Supplementary Figure 1: Comparison of annotations of PBMC data with reference-based methods for cell type annotation.

This figure accompanies Fig. 1c. t-SNE plots of the PBMC-4K scRNA-seq data21. The plots are colored by the top annotation using the methods presented by Kang et al.22 (top left), Li et al.23 (top right) and SingleR (bottom left). Kang et al. correlated 173 differentially expressed genes learned by comparison of scRNA-seq clusters of PBMCs. Li et al. (RCA) used a bulk microarray reference dataset for correlation. SingleR introduced a fine-tuning step to refine correlation with bulk datasets. While all methods agreed on the general annotations of monocytes, T cells, B cells and NK cells, annotations differed for cellular subtypes: RCA annotated the left-most cells in cluster 4 as NK cells, while the method of Kang et al. and SingleR annotated them as CD8+ T cells, which was supported by the expression of individual genes CD3E (general T cell marker) and CD8A. It is of note that NKG7 and GNLY are commonly used as NK cell markers but are also expressed in activated CD8+ T cells.

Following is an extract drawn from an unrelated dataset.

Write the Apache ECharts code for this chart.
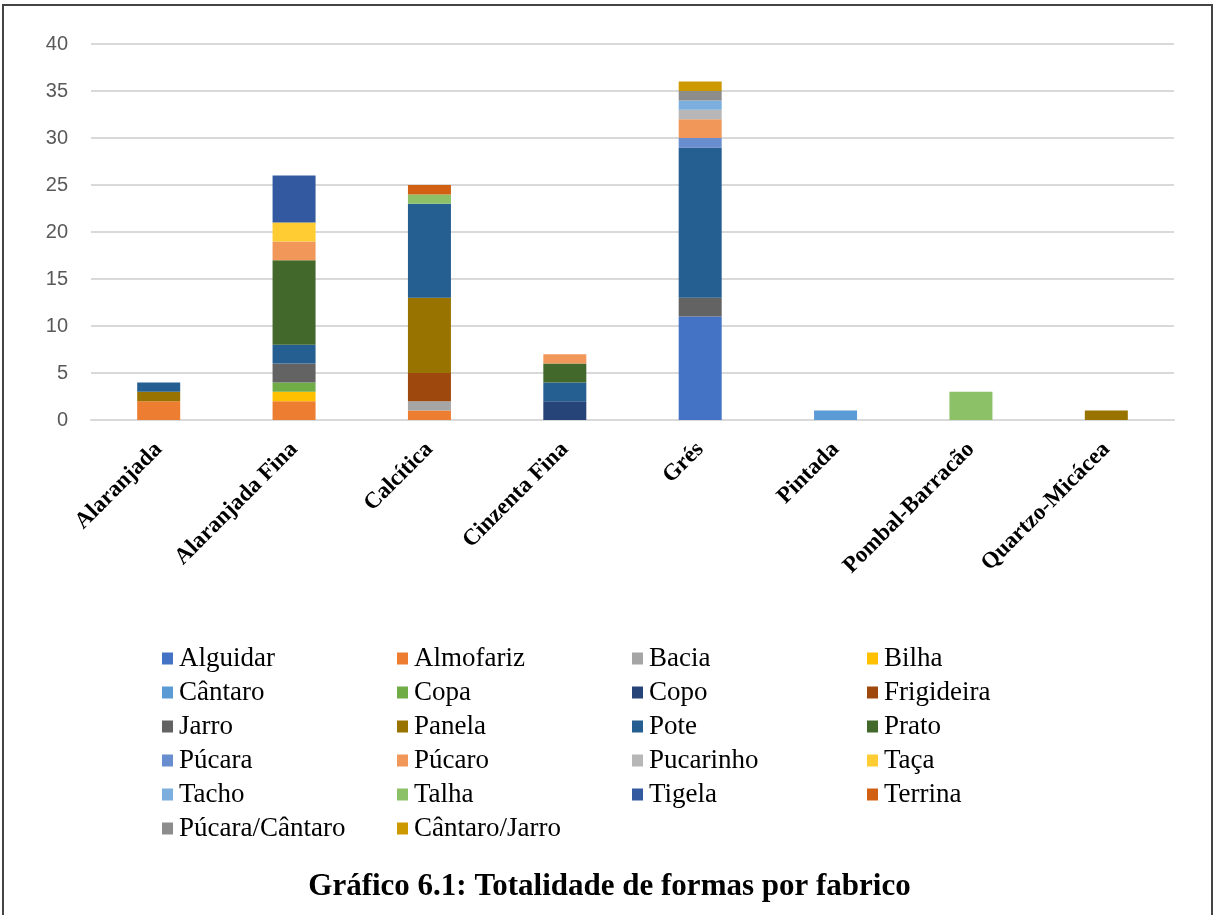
<!DOCTYPE html>
<html>
<head>
<meta charset="utf-8">
<script src="https://cdn.jsdelivr.net/npm/echarts@6/dist/echarts.min.js"></script>
<style>
html,body{margin:0;padding:0;background:#fff;}
#chart{width:1219px;height:915px;}
</style>
</head>
<body>
<div id="chart"></div>
<script>
var categorias=['Alaranjada','Alaranjada Fina','Calcítica','Cinzenta Fina','Grés','Pintada','Pombal-Barracão','Quartzo-Micácea'];
var formas=['Alguidar','Almofariz','Bacia','Bilha','Cântaro','Copa','Copo','Frigideira','Jarro','Panela','Pote','Prato','Púcara','Púcaro','Pucarinho','Taça','Tacho','Talha','Tigela','Terrina','Púcara/Cântaro','Cântaro/Jarro'];
var cores=['#4472C4','#ED7D31','#A5A5A5','#FFC000','#5B9BD5','#70AD47','#264478','#9E480E','#636363','#997300','#255E91','#43682B','#698ED0','#F1975A','#B7B7B7','#FFCD33','#7CAFDD','#8CC168','#335AA1','#D26012','#8C8C8C','#CC9A00'];

// valores por forma, na ordem das categorias
var alguidar=[0,0,0,0,11,0,0,0];
var almofariz=[2,2,1,0,0,0,0,0];
var bacia=[0,0,1,0,0,0,0,0];
var bilha=[0,1,0,0,0,0,0,0];
var cantaro=[0,0,0,0,0,1,0,0];
var copa=[0,1,0,0,0,0,0,0];
var copo=[0,0,0,2,0,0,0,0];
var frigideira=[0,0,3,0,0,0,0,0];
var jarro=[0,2,0,0,2,0,0,0];
var panela=[1,0,8,0,0,0,0,1];
var pote=[1,2,10,2,16,0,0,0];
var prato=[0,9,0,2,0,0,0,0];
var pucara=[0,0,0,0,1,0,0,0];
var pucaro=[0,2,0,1,2,0,0,0];
var pucarinho=[0,0,0,0,1,0,0,0];
var taca=[0,2,0,0,0,0,0,0];
var tacho=[0,0,0,0,1,0,0,0];
var talha=[0,0,1,0,0,0,3,0];
var tigela=[0,5,0,0,0,0,0,0];
var terrina=[0,0,1,0,0,0,0,0];
var pucaraCantaro=[0,0,0,0,1,0,0,0];
var cantaroJarro=[0,0,0,0,1,0,0,0];

var valores=[alguidar,almofariz,bacia,bilha,cantaro,copa,copo,frigideira,jarro,panela,pote,prato,pucara,pucaro,pucarinho,taca,tacho,talha,tigela,terrina,pucaraCantaro,cantaroJarro];

var chart=echarts.init(document.getElementById('chart'));
var series=[];
for(var i=0;i<formas.length;i++){
	series.push({
		name:formas[i],
		type:'bar',
		stack:'total',
		barWidth:43,
		color:cores[i],
		data:valores[i].map(function(v){return v===0?null:v;})
	});
}
var option={
	animation:false,
	color:cores,
	title:{
		text:'Gráfico 6.1: Totalidade de formas por fabrico',
		left:'center',
		top:866,
		textStyle:{fontFamily:'Liberation Serif',fontSize:31,fontWeight:'bold',color:'#000'}
	},
	graphic:[{
		type:'rect',
		shape:{x:3,y:5,width:1209,height:940},
		style:{fill:'none',stroke:'#444',lineWidth:2},
		silent:true
	}],
	legend:{
		left:157,
		top:640,
		width:960,
		itemWidth:11,
		itemHeight:12,
		itemGap:7,
		icon:'rect',
		textStyle:{fontFamily:'Liberation Serif',fontSize:27,color:'#000',width:211,lineHeight:24,padding:[0,0,0,1]},
		data:formas
	},
	grid:{left:91,right:45,top:44,bottom:495},
	xAxis:{
		type:'category',
		data:categorias,
		axisLine:{lineStyle:{color:'#d9d9d9',width:2}},
		axisTick:{show:false},
		axisLabel:{
			interval:0,
			rotate:45,
			margin:26,
			fontFamily:'Liberation Serif',
			fontSize:23,
			fontWeight:'bold',
			color:'#000'
		}
	},
	yAxis:{
		type:'value',
		min:0,
		max:40,
		interval:5,
		axisLine:{show:false},
		axisTick:{show:false},
		splitLine:{lineStyle:{color:'#d9d9d9',width:2}},
		axisLabel:{margin:23,fontFamily:'Liberation Sans',fontSize:20,color:'#595959'}
	},
	series:series
};
chart.setOption(option);
</script>
</body>
</html>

The method of Kang et al. and RCA annotated the cells in cluster 3 as CD4+ T cells, while SingleR annotated 47.7% of this cluster as naive CD8+ T cells and 30.4% as central memory CD8+ T cells (TCM). The CD8A marker, along with CCR7 and SELL (markers for naïve cells), supported this annotation. The expression of IL7R (marker for memory T cells) in some of those cells suggested that this cluster also contained memory cells, as annotated by SingleR. FOXP3 (a marker of regulatory T cells) was found only in a small proportion of Treg cells (in the sorted Treg cells, only 5.6% of cells expressed FOXP3); however, SingleR suggested that many of the cells in cluster 1 were in fact Treg cells. In this comparison, only SingleR was able to distinguish highly similar cell states, and these differential annotations were supported by gene markers viewed individually.